The Command of the Oceans is an £8.75m enterprise, which will see a new visitor entrance, discovery centre and ongoing archaeological preservation.
Work is set to start on August 14, and will be carried out by local company Raymond Brown Construction, based on the Medway City Estate.
Bill Ferris, chief executive of the Historic Dockyard Trust, said: “Having worked on the planning and fundraising for this project for more than three years, it is very satisfying to be starting work according to our programme.
“There will be some inevitable disruption during the implementation phase, but we are doing everything we can to minimise the impact and are confident that the outcome will be well worth the pain.

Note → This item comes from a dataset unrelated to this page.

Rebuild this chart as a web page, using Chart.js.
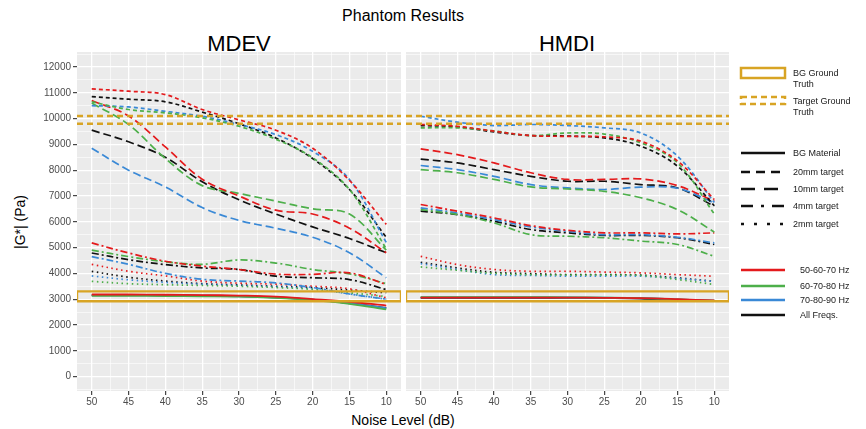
<!DOCTYPE html>
<html>
<head>
<meta charset="utf-8">
<script src="https://cdn.jsdelivr.net/npm/chart.js@4/dist/chart.umd.min.js"></script>
<style>
  body { margin: 0; background: #fff; width: 866px; height: 429px; position: relative; overflow: hidden;
         font-family: "Liberation Sans", Arial, sans-serif; }
  canvas { position: absolute; top: 0; }
  .txt { position: absolute; color: #000; white-space: nowrap; line-height: 1; }
  #legend { position: absolute; left: 0; top: 0; }
</style>
</head>
<body>
<div class="txt" style="left:403px;top:8px;transform:translateX(-50%);font-size:16px;">Phantom Results</div>
<div class="txt" style="left:239px;top:33px;transform:translateX(-50%);font-size:22px;">MDEV</div>
<div class="txt" style="left:567px;top:33px;transform:translateX(-50%);font-size:22px;">HMDI</div>
<div class="txt" style="left:403px;top:413px;transform:translateX(-50%);font-size:14px;">Noise Level (dB)</div>
<div class="txt" style="left:20px;top:222px;transform:translate(-50%,-50%) rotate(-90deg);font-size:14px;">|G*| (Pa)</div>

<canvas id="mdevChart" width="402" height="429" style="left:0px"></canvas>
<canvas id="hmdiChart" width="323" height="429" style="left:406px"></canvas>

<svg id="legend" width="866" height="429" font-family="Liberation Sans, Arial, sans-serif" font-size="9" fill="#1a1a1a"></svg>

<script>
// ---- data ----
const noiseLevels = [50, 45, 40, 35, 30, 25, 20, 15, 10];
const xMajorTicks = [50, 45, 40, 35, 30, 25, 20, 15, 10];
const xMinorTicks = [47.5, 42.5, 37.5, 32.5, 27.5, 22.5, 17.5, 12.5];
const yMajorTicks = [0, 1000, 2000, 3000, 4000, 5000, 6000, 7000, 8000, 9000, 10000, 11000, 12000];
const yMinorTicks = [-500, 500, 1500, 2500, 3500, 4500, 5500, 6500, 7500, 8500, 9500, 10500, 11500, 12500];

const freqBands = ['50-60-70 Hz', '60-70-80 Hz', '70-80-90 Hz', 'All Freqs.'];
const targetNames = ['BG Material', '20mm target', '10mm target', '4mm target', '2mm target'];

// ground truth bands (Pa)
const bgTruth = [2920, 3300];
const targetTruth = [9800, 10100];

// each array: [50-60-70, 60-70-80, 70-80-90, all freqs]
const mdevBg = [
    [3180, 3180, 3170, 3160, 3140, 3100, 3000, 2900, 2750],
    [3130, 3130, 3120, 3110, 3100, 3050, 2960, 2820, 2600],
    [3150, 3150, 3140, 3130, 3110, 3060, 2980, 2850, 2650],
    [3160, 3160, 3150, 3140, 3120, 3070, 2980, 2840, 2660]
];
const mdev20 = [
    [11150, 11060, 10930, 10350, 9950, 9550, 8850, 7600, 5900],
    [10650, 10350, 10220, 10030, 9700, 9200, 8480, 7250, 4950],
    [10500, 10450, 10280, 10090, 9770, 9380, 8730, 7640, 5200],
    [10850, 10750, 10650, 10250, 9800, 9250, 8450, 7250, 5400]
];
const mdev10 = [
    [10700, 10100, 8900, 7650, 7000, 6450, 6300, 5750, 4800],
    [10600, 9770, 8450, 7400, 7100, 6800, 6500, 6300, 4900],
    [8850, 8000, 7350, 6550, 6050, 5750, 5400, 4800, 3830],
    [9550, 9100, 8500, 7550, 6850, 6300, 5800, 5350, 4800]
];
const mdev4 = [
    [5180, 4790, 4470, 4280, 4150, 3970, 3960, 4020, 3570],
    [4900, 4650, 4450, 4350, 4520, 4400, 4150, 3980, 3600],
    [4650, 4350, 4000, 3770, 3700, 3630, 3450, 3200, 3000],
    [4790, 4530, 4340, 4210, 4150, 3890, 3830, 3760, 3370]
];
const mdev2 = [
    [4350, 4080, 3900, 3700, 3620, 3580, 3500, 3400, 3050],
    [3690, 3600, 3560, 3530, 3500, 3450, 3380, 3250, 3100],
    [3900, 3750, 3650, 3580, 3530, 3480, 3400, 3200, 3000],
    [4080, 3850, 3700, 3600, 3550, 3500, 3450, 3350, 3250]
];

const hmdiBg = [
    [3060, 3060, 3060, 3060, 3060, 3050, 3040, 3000, 2950],
    [3080, 3080, 3080, 3080, 3070, 3060, 3040, 2990, 2940],
    [3070, 3070, 3070, 3070, 3065, 3055, 3040, 2990, 2940],
    [3050, 3050, 3050, 3050, 3050, 3040, 3020, 2950, 2920]
];
const hmdi20 = [
    [9770, 9700, 9510, 9340, 9310, 9290, 9120, 8350, 6860],
    [9640, 9640, 9520, 9340, 9440, 9400, 9060, 8280, 6300],
    [10090, 9860, 9730, 9770, 9730, 9640, 9440, 8540, 6750],
    [9730, 9680, 9480, 9340, 9320, 9250, 8930, 8150, 6620]
];
const hmdi10 = [
    [8825, 8600, 8280, 7900, 7640, 7640, 7660, 7400, 6800],
    [8020, 7900, 7640, 7350, 7270, 7180, 6930, 6470, 5600],
    [8180, 8020, 7760, 7440, 7310, 7250, 7340, 7300, 6730],
    [8430, 8280, 8020, 7760, 7570, 7570, 7440, 7310, 6600]
];
const hmdi4 = [
    [6670, 6410, 6150, 5850, 5670, 5570, 5570, 5530, 5570],
    [6470, 6280, 5955, 5500, 5440, 5380, 5250, 5120, 4660],
    [6540, 6340, 6085, 5800, 5630, 5500, 5500, 5400, 5180],
    [6410, 6280, 6020, 5700, 5570, 5470, 5470, 5380, 5120]
];
const hmdi2 = [
    [4660, 4340, 4150, 4080, 4080, 4050, 4020, 3950, 3890],
    [4250, 4120, 4000, 3950, 3940, 3940, 3920, 3760, 3570],
    [4380, 4150, 3950, 3920, 3890, 3890, 3890, 3800, 3690],
    [4430, 4210, 4040, 3990, 3950, 3950, 3930, 3825, 3690]
];

// ---- styling ----
const FONT = '"Liberation Sans", Arial, sans-serif';
const GOLD = '#D8A424';
const freqColors = ['#E41A1C', '#4DAF4A', '#3A89D6', '#111111'];
const targetDash = [[], [4, 3], [8, 4], [7, 3, 2, 3], [1.5, 3.5]];
const X_MIN = 8, X_MAX = 52, Y_MIN = -560, Y_MAX = 12580;

const panelBg = {
    id: 'panelBg',
    beforeDraw(chart) {
        const { ctx, chartArea: a } = chart;
        ctx.save();
        ctx.fillStyle = '#EBEBEB';
        ctx.fillRect(a.left, a.top, a.right - a.left, a.bottom - a.top);
        ctx.restore();
    }
};

function buildDatasets(groups) {
    const sets = [];
    // ground truths first so they sit on top
    sets.push({
        label: 'Target Ground Truth',
        data: [{ x: X_MAX, y: targetTruth[1] }, { x: X_MIN, y: targetTruth[1] }],
        borderColor: GOLD, borderWidth: 2.6, borderDash: [6, 4], pointRadius: 0, tension: 0
    });
    sets.push({
        label: 'Target Ground Truth',
        data: [{ x: X_MAX, y: targetTruth[0] }, { x: X_MIN, y: targetTruth[0] }],
        borderColor: GOLD, borderWidth: 2.6, borderDash: [6, 4], pointRadius: 0, tension: 0
    });
    sets.push({
        label: 'BG Ground Truth',
        data: [
            { x: X_MAX, y: bgTruth[0] }, { x: X_MIN, y: bgTruth[0] },
            { x: X_MIN, y: bgTruth[1] }, { x: X_MAX, y: bgTruth[1] },
            { x: X_MAX, y: bgTruth[0] }
        ],
        borderColor: GOLD, borderWidth: 2.4, pointRadius: 0, tension: 0
    });
    groups.forEach((group, t) => {
        group.forEach((values, f) => {
            sets.push({
                label: targetNames[t] + ' ' + freqBands[f],
                data: noiseLevels.map((x, i) => ({ x: x, y: values[i] })),
                borderColor: freqColors[f],
                borderWidth: t === 0 ? 1.8 : 1.7,
                borderDash: targetDash[t],
                pointRadius: 0,
                tension: 0.35,
                fill: false
            });
        });
    });
    return sets;
}

function makePanel(id, groups, showY) {
    const ctx = document.getElementById(id).getContext('2d');
    const isMajorX = v => xMajorTicks.includes(v);
    const isMajorY = v => yMajorTicks.includes(v);
    return new Chart(ctx, {
        type: 'line',
        data: { datasets: buildDatasets(groups) },
        options: {
            responsive: false,
            animation: false,
            events: [],
            layout: { padding: { top: 52, right: showY ? 1 : 0, left: 0, bottom: 0 } },
            plugins: { legend: { display: false }, tooltip: { enabled: false } },
            scales: {
                x: {
                    type: 'linear', min: X_MIN, max: X_MAX, reverse: true,
                    afterBuildTicks: s => {
                        s.ticks = xMajorTicks.concat(xMinorTicks).sort((a, b) => b - a).map(v => ({ value: v }));
                    },
                    afterFit: s => { s.height = 38; },
                    border: { display: false },
                    grid: {
                        color: '#FFFFFF',
                        lineWidth: c => isMajorX(c.tick.value) ? 1.3 : 0.6,
                        tickColor: c => isMajorX(c.tick.value) ? '#333333' : 'rgba(0,0,0,0)',
                        tickWidth: 1.1,
                        tickLength: 4
                    },
                    ticks: {
                        autoSkip: false, maxRotation: 0, padding: 1, color: '#4D4D4D',
                        font: { family: FONT, size: 10 },
                        callback: v => isMajorX(v) ? String(v) : ''
                    }
                },
                y: {
                    type: 'linear', min: Y_MIN, max: Y_MAX,
                    afterBuildTicks: s => {
                        s.ticks = yMinorTicks.concat(yMajorTicks).sort((a, b) => a - b).map(v => ({ value: v }));
                    },
                    afterFit: s => { s.width = showY ? 77 : 0; },
                    border: { display: false },
                    grid: {
                        color: '#FFFFFF',
                        lineWidth: c => isMajorY(c.tick.value) ? 1.3 : 0.6,
                        tickColor: c => (showY && isMajorY(c.tick.value)) ? '#333333' : 'rgba(0,0,0,0)',
                        tickWidth: 1.1,
                        tickLength: 4,
                        drawTicks: showY
                    },
                    ticks: {
                        display: showY, autoSkip: false, padding: 2, color: '#4D4D4D',
                        font: { family: FONT, size: 10 },
                        callback: v => isMajorY(v) ? String(v) : ''
                    }
                }
            }
        },
        plugins: [panelBg]
    });
}

makePanel('mdevChart', [mdevBg, mdev20, mdev10, mdev4, mdev2], true);
makePanel('hmdiChart', [hmdiBg, hmdi20, hmdi10, hmdi4, hmdi2], false);

// ---- legend ----
const svg = document.getElementById('legend');
const NS = 'http://www.w3.org/2000/svg';
function el(tag, attrs, text) {
    const n = document.createElementNS(NS, tag);
    Object.entries(attrs).forEach(([k, v]) => n.setAttribute(k, v));
    if (text) n.textContent = text;
    svg.appendChild(n);
    return n;
}
const keyX1 = 741, keyX2 = 785, textX = 793, colorTextX = 800;

el('rect', { x: keyX1, y: 68, width: keyX2 - keyX1, height: 10, fill: 'none', stroke: GOLD, 'stroke-width': 2.5 });
el('text', { x: textX, y: 76 }, 'BG Ground');
el('text', { x: textX, y: 87 }, 'Truth');
el('rect', { x: keyX1, y: 97, width: keyX2 - keyX1, height: 7, fill: 'none', stroke: GOLD, 'stroke-width': 2.5, 'stroke-dasharray': '6,4' });
el('text', { x: textX, y: 104 }, 'Target Ground');
el('text', { x: textX, y: 115 }, 'Truth');

const legendDash = ['', '9,6', '14,9', '12,8,3,8', '3,10'];
const typeRows = [153, 172, 189, 206, 224];
targetNames.forEach((name, i) => {
    el('line', { x1: keyX1, x2: keyX2, y1: typeRows[i], y2: typeRows[i], stroke: '#111', 'stroke-width': 2.5,
                 'stroke-dasharray': legendDash[i] || 'none' });
    el('text', { x: textX, y: typeRows[i] + 3 }, name);
});

const colorRows = [270, 286, 300, 315];
freqBands.forEach((name, i) => {
    el('line', { x1: keyX1, x2: keyX2, y1: colorRows[i], y2: colorRows[i], stroke: freqColors[i], 'stroke-width': 2.5 });
    el('text', { x: colorTextX, y: colorRows[i] + 3 }, name);
});
</script>
</body>
</html>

“This really is a project that I believe Medway will be proud of and one whose legacy will endure for decades.”
The area outside of the north entrance to the site is to have a complete overhaul. What is now partly a car park will become a new visitor entrance and plaza.
A Master Navigation Mark centrepiece will map out the entire site and people will start from there on various discovery trails.
There will also be a free-to-enter Discovery Zone in the Wheelwrights’ Shop.
The visitor entrance is part of the initial works and is expected to be finished by March next year, but will not be publicly accessible until the completion and launch of the project in 2016.
Funding for the project has been given by the Heritage Lottery Fund and the Homes and Communities Agency, totalling £7.5 million. The government, the Wolfson Foundation and other charities also donated.
An objective of the Command of the Oceans project is to secure the repair and preservation of scheduled ancient monuments. Work on the discovered timbers of warship Namur is a central element of that.
Galleries, including an interactive Namur exhibition, will be created to reveal the story and significance of Chatham’s Dockyard and its defences during the age of sail.
Work will also include a discovery play area, the excavation of the Brunel Canal, undercover car parking, new pedestrian walkways and exposed archaeological features.